What you actually built

A Hopfield network is a content-addressable memory. A normal array is addressed by index: you ask for slot 7. This is addressed by content: you hand it a smudged, partial version of a thing and it returns the nearest complete thing it knows. That is a different and more brain-like way to store information, and it falls out of nothing more than a symmetric weight matrix and an energy that only goes down.

Two honest limits worth keeping in mind. First, capacity: push past it and the valleys merge, and the network returns ghost patterns, stable states you never stored. These are not random noise. The classic ones are mixture states, the sign of an odd combination like p1 + p2 + p3, which are genuine fixed points of the dynamics, real valleys in the landscape that you simply never asked for.
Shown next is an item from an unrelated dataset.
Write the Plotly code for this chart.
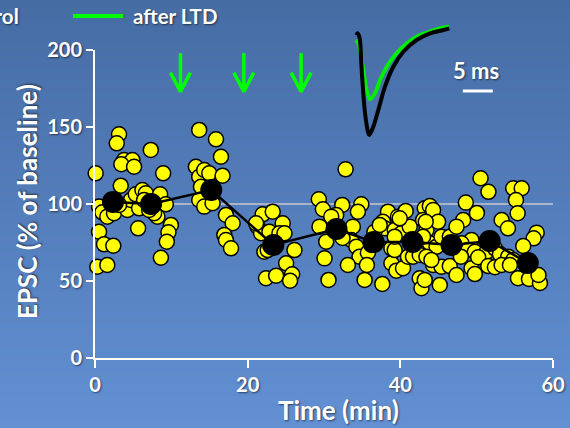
import plotly.graph_objects as go

# ---------------- data ----------------
# individual experiments (time in min, EPSC % of baseline)
time_pts = [3.15, 2.85, 13.65, 7.31, 3.81, 4.90, 3.45, 5.12, 0.09, 8.93, 3.37, 0.53, 0.96, 1.61, 2.49,
            4.24, 4.69, 5.34, 6.21, 6.66, 5.78, 8.53, 9.28, 8.18, 7.75, 5.65, 9.94, 9.62, 9.41, 0.53,
            1.18, 2.40, 8.63, 0.30, 1.61, 13.22, 13.65, 15.85, 16.50, 14.31, 14.97, 16.71, 13.88, 13.65, 14.31,
            15.40, 17.16, 18.03, 16.94, 17.16, 17.82, 6.43, 7.09, 2.10, 3.15,
            21.97, 23.28, 24.59, 21.31, 21.76, 22.85, 24.16, 24.82, 22.19, 22.62, 26.13, 25.04, 22.41, 23.73,
            25.83, 25.56, 21.10, 22.98,
            32.83, 29.32, 29.85, 32.39, 34.89, 34.44, 31.60, 30.95, 29.41, 30.29, 30.07, 33.78, 33.57, 34.23,
            34.66, 35.75, 33.13, 35.62, 30.59, 35.32, 37.64, 38.38, 39.69, 40.70, 37.72, 37.95, 39.26, 40.14,
            41.23, 38.83, 39.48, 40.35, 38.83, 39.26, 41.00, 41.66, 42.54, 42.54, 42.77, 43.20, 42.98, 43.42,
            32.43, 36.60, 36.20, 37.30,
            50.51, 51.54, 54.79, 55.90, 55.15, 55.37, 48.58, 50.03, 39.92, 43.86, 44.29, 44.95, 39.26, 43.86,
            44.74, 42.98, 45.39, 46.48, 48.23, 47.36, 49.33, 48.02, 48.89, 49.76, 51.30, 52.39, 53.05, 54.14,
            54.79, 53.27, 54.10, 57.86, 57.47, 56.10, 44.29, 45.39, 46.48, 47.36, 49.33, 49.76, 47.93, 50.20,
            51.51, 52.39, 53.27, 54.36, 45.17, 55.41, 56.85, 58.29, 58.10, 43.42, 44.07, 43.33, 43.20]
epsc_pts = [145.3, 139.4, 148.1, 135.1, 128.6, 128.6, 125.8, 124.2, 119.9, 119.9, 111.9, 98.3, 94.6, 91.8, 94.0,
            96.1, 102.6, 106.3, 109.1, 107.0, 97.2, 106.3, 99.8, 91.8, 94.0, 84.2, 86.4, 81.6, 75.5, 82.0,
            73.8, 72.9, 65.1, 59.3, 60.4, 124.2, 117.7, 142.0, 130.7, 122.1, 119.9, 118.4, 111.2, 102.6, 98.3,
            100.5, 92.9, 87.5, 79.9, 76.6, 71.2, 102.6, 96.1, 102.6, 99.4,
            93.3, 95.0, 87.5, 85.3, 81.0, 82.0, 81.0, 81.0, 69.0, 70.1, 70.1, 61.5, 51.8, 53.4,
            54.4, 50.2, 87.5, 72.7,
            122.5, 103.1, 96.6, 99.4, 99.8, 95.0, 92.9, 91.8, 85.3, 75.5, 64.7, 85.3, 76.6, 72.3,
            65.8, 68.4, 60.4, 60.4, 50.7, 50.7, 48.1, 95.0, 91.8, 95.5, 88.5, 84.2, 83.1, 81.0,
            85.3, 61.5, 56.7, 58.3, 71.2, 70.1, 65.8, 65.8, 66.9, 51.8, 45.3, 97.2, 89.6, 83.1,
            77.9, 81.8, 73.4, 86.4,
            116.7, 107.9, 110.2, 110.2, 102.6, 94.0, 100.9, 94.2, 90.7, 98.7, 96.1, 88.5, 78.8, 74.5,
            72.3, 78.8, 78.8, 78.8, 89.6, 85.3, 76.6, 74.5, 70.1, 69.0, 69.0, 71.2, 67.5, 65.8,
            63.6, 89.6, 84.2, 81.4, 77.7, 72.7, 60.4, 59.3, 59.7, 53.9, 58.3, 54.5, 65.8, 65.4,
            59.7, 58.9, 60.4, 60.4, 47.4, 51.8, 51.3, 48.7, 53.9, 65.8, 63.6, 88.5, 50.7]

# 5-min averages
mean_time = [2.36, 7.35, 15.23, 23.37, 31.64, 36.5, 41.6, 46.7, 51.7, 56.7]
mean_epsc = [101.3, 100.0, 109.1, 73.4, 83.8, 75.3, 75.3, 73.4, 76.0, 61.7]

# LTD induction times (min)
arrow_times = [11.2, 19.5, 27.0]
arrow_top, arrow_tip = 198, 173

# example EPSC traces (time ms, amplitude a.u.)
trace_ms_ctrl = [0.12, 0.22, 0.55, 0.95, 1.5, 2.05, 2.22, 2.88, 3.72, 4.83, 6.22, 7.88, 10.1, 12.33, 14.55, 15.55]
trace_amp_ctrl = [-7, -5.3, -8.7, -42, -85, -105, -107, -98.7, -82, -58.7, -38.7, -23.7, -12, -5.3, -2, -0.3]
trace_ms_ltd = [0.0, 0.38, 1.22, 1.78, 2.33, 3.17, 4.0, 5.12, 6.5, 8.17, 10.1, 12.33, 14.0, 15.55]
trace_amp_ltd = [-12, -15.3, -42, -62, -71.3, -65.3, -52, -38.7, -27, -17, -8.7, -3.7, -0.3, 1.3]
scale_bar_ms = 5
scale_bar_start = 17.8
scale_bar_amp = -63

x_ticks = [0, 20, 40, 60]
y_ticks = [0, 50, 100, 150, 200]

# ---------------- figure ----------------
FONT = "Lato"
SHADOW = "1px 1px 2px rgba(0,0,0,0.55)"
W, H = 570, 428
ML, MR, MT, MB = 95, 17, 20, 70
PW, PH = W - ML - MR, H - MT - MB


def px_to_paper_x(px):
    return (px - ML) / PW


def py_to_paper_y(py):
    return (H - MB - py) / PH


fig = go.Figure()

# background gradient
top_c = (70, 108, 164)
bot_c = (98, 144, 211)
n_bands = 107
shapes = []
for i in range(n_bands):
    f = i / (n_bands - 1)
    c = tuple(round(top_c[k] + (bot_c[k] - top_c[k]) * f) for k in range(3))
    y0p = i * H / n_bands
    y1p = (i + 1) * H / n_bands + 1
    shapes.append(dict(type="rect", xref="paper", yref="paper",
                       x0=px_to_paper_x(-2), x1=px_to_paper_x(W + 2),
                       y0=py_to_paper_y(y1p), y1=py_to_paper_y(y0p),
                       fillcolor="rgb(%d,%d,%d)" % c, line=dict(width=0), layer="below"))

# baseline line
shapes.append(dict(type="line", xref="x", yref="y", x0=0, x1=60, y0=100, y1=100,
                   line=dict(color="rgba(185,190,200,0.85)", width=2), layer="below"))

# scale bar in inset
shapes.append(dict(type="line", xref="x2", yref="y2", x0=scale_bar_start, x1=scale_bar_start + scale_bar_ms,
                   y0=scale_bar_amp, y1=scale_bar_amp, line=dict(color="white", width=3)))

# legend line
shapes.append(dict(type="line", xref="paper", yref="paper", x0=px_to_paper_x(73), x1=px_to_paper_x(123),
                   y0=py_to_paper_y(16), y1=py_to_paper_y(16), line=dict(color="#00ff00", width=4)))

# yellow individual points
fig.add_trace(go.Scatter(x=time_pts, y=epsc_pts, mode="markers", cliponaxis=False,
                         marker=dict(size=15, color="#ffff00", line=dict(color="black", width=1.5)),
                         showlegend=False, hoverinfo="skip"))

# averages
fig.add_trace(go.Scatter(x=mean_time, y=mean_epsc, mode="lines+markers", cliponaxis=False,
                         line=dict(color="black", width=2.5),
                         marker=dict(size=22, color="black"), showlegend=False))

# arrows
dx, dy = 1.31, 12.3
ax, ay = [], []
for t in arrow_times:
    ax += [t, t, None, t - dx, t, t + dx, None]
    ay += [arrow_top, arrow_tip, None, arrow_tip + dy, arrow_tip, arrow_tip + dy, None]
fig.add_trace(go.Scatter(x=ax, y=ay, mode="lines", cliponaxis=False,
                         line=dict(color="#00ff00", width=3.5), showlegend=False, hoverinfo="skip"))

# inset traces
fig.add_trace(go.Scatter(x=trace_ms_ltd, y=trace_amp_ltd, xaxis="x2", yaxis="y2", mode="lines",
                         line=dict(color="#00ee00", width=4, shape="spline"), showlegend=False))
fig.add_trace(go.Scatter(x=trace_ms_ctrl, y=trace_amp_ctrl, xaxis="x2", yaxis="y2", mode="lines",
                         line=dict(color="black", width=4, shape="spline"), showlegend=False))

axis_font = dict(family=FONT, size=20, color="white", weight="bold", shadow=SHADOW)
title_font = dict(family=FONT, size=26, color="white", weight="bold", shadow=SHADOW)

annotations = [
    dict(text="EPSC (% of baseline)", xref="paper", yref="paper", x=px_to_paper_x(27), y=py_to_paper_y(202),
         textangle=-90, showarrow=False, xanchor="center", yanchor="middle", font=title_font),
    dict(text="Time (min)", xref="paper", yref="paper", x=px_to_paper_x(338), y=py_to_paper_y(410),
         showarrow=False, xanchor="center", yanchor="middle", font=title_font),
    dict(text="after LTD", xref="paper", yref="paper", x=px_to_paper_x(131), y=py_to_paper_y(16),
         showarrow=False, xanchor="left", yanchor="middle",
         font=dict(family=FONT, size=20.5, color="white", weight="bold", shadow=SHADOW)),
    dict(text="control", xref="paper", yref="paper", x=px_to_paper_x(21), y=py_to_paper_y(16),
         showarrow=False, xanchor="right", yanchor="middle",
         font=dict(family=FONT, size=20.5, color="white", weight="bold", shadow=SHADOW)),
    dict(text="5 ms", xref="x2", yref="y2", x=scale_bar_start + scale_bar_ms / 2 - 0.3, y=-42,
         showarrow=False, xanchor="center", yanchor="middle",
         font=dict(family=FONT, size=22, color="white", weight="bold", shadow=SHADOW)),
]

main_top = py_to_paper_y(50)

fig.update_layout(
    width=W, height=H,
    margin=dict(l=ML, r=MR, t=MT, b=MB, pad=0, autoexpand=False),
    paper_bgcolor="rgb(84,126,188)",
    plot_bgcolor="rgba(0,0,0,0)",
    shapes=shapes,
    annotations=annotations,
    showlegend=False,
    xaxis=dict(range=[0, 60], domain=[0, 1], tickvals=x_ticks, ticks="outside", ticklen=8, tickwidth=2,
               tickcolor="white", showline=True, linecolor="white", linewidth=2, showgrid=False,
               zeroline=False, tickfont=axis_font, anchor="y", fixedrange=True, automargin=False),
    yaxis=dict(range=[0, 200], domain=[0, main_top], tickvals=y_ticks, ticks="outside", ticklen=7,
               tickwidth=2, tickcolor="white", showline=True, linecolor="white", linewidth=2,
               showgrid=False, zeroline=False, tickfont=axis_font, anchor="x", fixedrange=True,
               automargin=False),
    xaxis2=dict(range=[-1, 24], domain=[px_to_paper_x(350), px_to_paper_x(500)], anchor="y2",
                visible=False, fixedrange=True),
    yaxis2=dict(range=[-112, 8], domain=[py_to_paper_y(140), 1.0], anchor="x2",
                visible=False, fixedrange=True),
)

fig.write_html("out.html")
Second, the basins are finite: corrupt a pattern far enough and it settles into the wrong memory, which is a feature if you call it nearest-neighbor recall and a bug if you expected magic.
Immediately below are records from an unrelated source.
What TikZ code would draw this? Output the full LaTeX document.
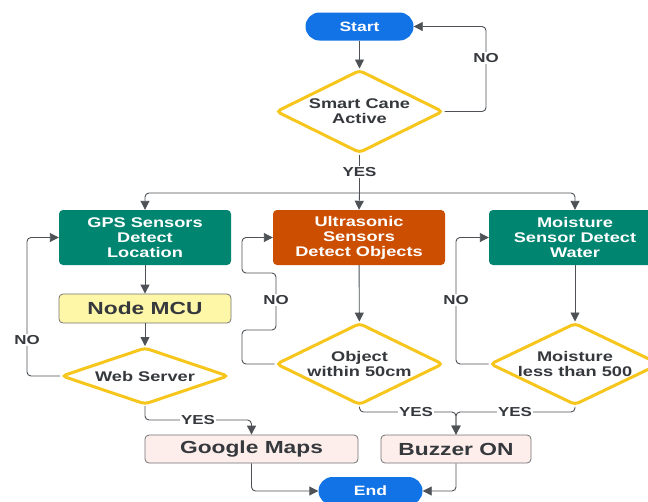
\documentclass[tikz,border=0pt]{standalone}
\usepackage{fontspec}
\setmainfont{Liberation Sans}[FakeStretch=1.3]
\usetikzlibrary{shapes.geometric,arrows.meta}

\definecolor{termblue}{HTML}{1273E6}
\definecolor{sensgreen}{HTML}{008571}
\definecolor{sensorange}{HTML}{CC4E00}
\definecolor{decyellow}{HTML}{F7C61C}
\definecolor{mcufill}{HTML}{FFF7A8}
\definecolor{outfill}{HTML}{FDEEEC}
\definecolor{flowline}{HTML}{4E5257}
\definecolor{darktext}{HTML}{35383C}

\tikzset{
    terminal/.style={rectangle, rounded corners=14pt, fill=termblue, text=white,
        minimum width=108pt, minimum height=28pt, font=\bfseries\fontsize{13.5}{15}\selectfont},
    sensor/.style={rectangle, rounded corners=4pt, text=white, align=center,
        minimum width=172pt, minimum height=55pt, font=\bfseries\fontsize{14}{15}\selectfont},
    outbox/.style={rectangle, rounded corners=4pt, draw=gray!90!black, line width=0.8pt,
        text=darktext, font=\bfseries\fontsize{17.5}{20}\selectfont, minimum height=28pt},
    decision/.style={diamond, shape aspect=2, inner sep=-10pt, draw=decyellow, line width=3pt,
        rounded corners=4pt, fill=white, text=darktext, align=center,
        font=\bfseries\fontsize{14}{15}\selectfont},
    flow/.style={draw=flowline, line width=0.9pt, rounded corners=4pt,
        -{Triangle[length=9pt,width=9pt]}},
    plain/.style={draw=flowline, line width=0.9pt, rounded corners=4pt},
    lbl/.style={fill=white, text=darktext, inner sep=1pt, font=\bfseries\fontsize{13}{14}\selectfont}
}

\begin{document}
\begin{tikzpicture}[x=1pt, y=-1pt]
    \useasboundingbox (0,0) rectangle (648,501);
    \clip (0,0) rectangle (648,501);
    \fill[white] (0,0) rectangle (648,501);

    % Draw the start and the first check
    \node[terminal] (start) at (359.5,26.5) {Start};
    \node[decision, minimum width=167pt, minimum height=83pt] (cane) at (359.5,111.5) {Smart Cane\\Active};

    % Draw the three sensor boxes
    \node[sensor, fill=sensgreen] (gps) at (145,237.5) {GPS Sensors\\Detect\\Location};
    \node[sensor, fill=sensorange] (ultra) at (359,237.5) {Ultrasonic\\Sensors\\Detect Objects};
    \node[sensor, fill=sensgreen] (moist) at (575,237.5) {Moisture\\Sensor Detect\\Water};

    % Draw the middle row
    \node[outbox, fill=mcufill, minimum width=172pt, minimum height=29pt] (mcu) at (145,308.5) {Node MCU};
    \node[decision, shape aspect=3, minimum width=167pt, minimum height=57pt] (web) at (145,376) {Web Server};
    \node[decision, minimum width=167pt, minimum height=82pt] (obj) at (359.5,364) {Object\\within 50cm};
    \node[decision, minimum width=170pt, minimum height=82pt] (moistq) at (575,364) {Moisture\\less than 500};

    % Draw the outputs and the end
    \node[outbox, fill=outfill, minimum width=213pt] (maps) at (251.5,449) {Google Maps};
    \node[outbox, fill=outfill, minimum width=150pt] (buzzer) at (456,449) {Buzzer ON};
    \node[terminal, minimum width=104pt] (end) at (370.5,491) {End};

    % Connect the top part
    \draw[flow] (start) -- (cane);
    \draw[flow] (cane.east) -- (486,111.5) |- (start.east);
    \node[lbl] (caneno) at (486,58) {NO};
    \draw[plain] (cane.south) -- (359.5,193);
    \draw[flow] (359.5,193) -| (gps.north);
    \draw[flow] (359.5,193) -- (ultra.north);
    \draw[flow] (359.5,193) -| (moist.north);
    \node[lbl] (caneyes) at (359.5,172) {YES};

    % Connect the GPS branch
    \draw[flow] (gps) -- (mcu);
    \draw[flow] (mcu) -- (web);
    \draw[flow] (web.west) -- (27,376) |- (gps.west);
    \node[lbl] (webno) at (27,340) {NO};
    \draw[flow] (web.south) -- (145,420) -| (maps.north);
    \node[lbl] (webyes) at (198,420) {YES};
    \draw[flow] (maps.south) |- (end.west);

    % Connect the ultrasonic branch
    \draw[flow] (ultra) -- (obj);
    \draw[flow] (obj.west) -- (242,364) -- (242,330) -- (276,330) -- (276,273) -- (242,273) |- (ultra.west);
    \node[lbl] (objno) at (276,300) {NO};
    \draw[flow] (obj.south) -- (359.5,412) -- (456,412) -- (buzzer.north);
    \node[lbl] (objyes) at (416,412) {YES};

    % Connect the moisture branch
    \draw[flow] (moist) -- (moistq);
    \draw[flow] (moistq.west) -- (456,364) |- (moist.west);
    \node[lbl] (moistno) at (456,300) {NO};
    \draw[flow] (moistq.south) -- (575,412) -- (456,412) -- (buzzer.north);
    \node[lbl] (moistyes) at (515,412) {YES};
    \draw[flow] (buzzer.south) |- (end.east);
\end{tikzpicture}
\end{document}
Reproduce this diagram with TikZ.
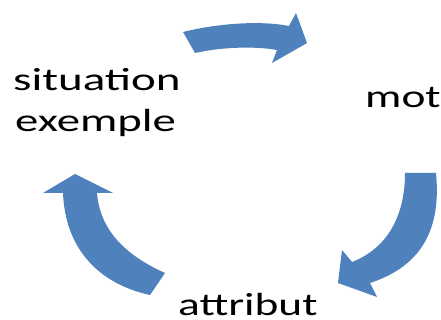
\documentclass[tikz,border=0pt]{standalone}
\usepackage{fontspec}
\setmainfont{Carlito}
\definecolor{arrowblue}{HTML}{4F81BD}
\begin{document}
\begin{tikzpicture}[x=1pt,y=-1pt,
  blockarrow/.style={fill=arrowblue, draw=none},
  lbl/.style={inner sep=0pt, anchor=base west, font=\fontsize{32}{38}\selectfont}]
\useasboundingbox (0,0) rectangle (441,320);
\fill[white] (0,0) rectangle (441,320);
% top arrow
\path[blockarrow] (183,32) .. controls (215,24) and (258,20) .. (289,26) -- (296,13) -- (307,43) -- (272,63) -- (277,50) .. controls (255,46) and (222,47) .. (195,53) -- cycle;
% right arrow
\path[blockarrow] (405,173) -- (436,173) .. controls (441,225) and (425,265) .. (370,283) -- (377,297) -- (338,283) -- (342,250) -- (352,262) .. controls (388,248) and (405,215) .. (405,173) -- cycle;
% left arrow
\path[blockarrow] (75,174) -- (113,193) -- (97,193) .. controls (100,230) and (125,255) .. (165,273) -- (150,295) .. controls (95,283) and (65,245) .. (63,193) -- (43,193) -- cycle;
% labels
\node[lbl] (sit) at (13,91) {\scalebox{1.47}[1]{situation}};
\node[lbl] (ex) at (15,132) {\scalebox{1.46}[1]{exemple}};
\node[lbl] (mot) at (365,108) {\scalebox{1.42}[1]{mot}};
\node[lbl] (attr) at (178,315) {\scalebox{1.42}[1]{attribut}};
\end{tikzpicture}
\end{document}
The idea did not stay in the 1980s. The "modern Hopfield networks" of 2020 replace the quadratic energy with a log-sum-exp over the stored patterns, which sharpens every valley enough that exponentially many patterns can coexist without merging. Work out the update rule that descends that energy and a softmax falls out: the stored patterns play the role of keys and values, the corrupted probe you hand in is the query, and a single step of recall is one layer of attention. The dot-product attention inside a transformer is a Hopfield network with a better energy. The line from this thirty-line toy to the models running today is shorter than it looks.

If you want to build it yourself, the satisfying version is: rasterize a few letters into plus-one and minus-one grids, store them with both rules, and watch the difference. The failure is the part that teaches you something, so do not skip it.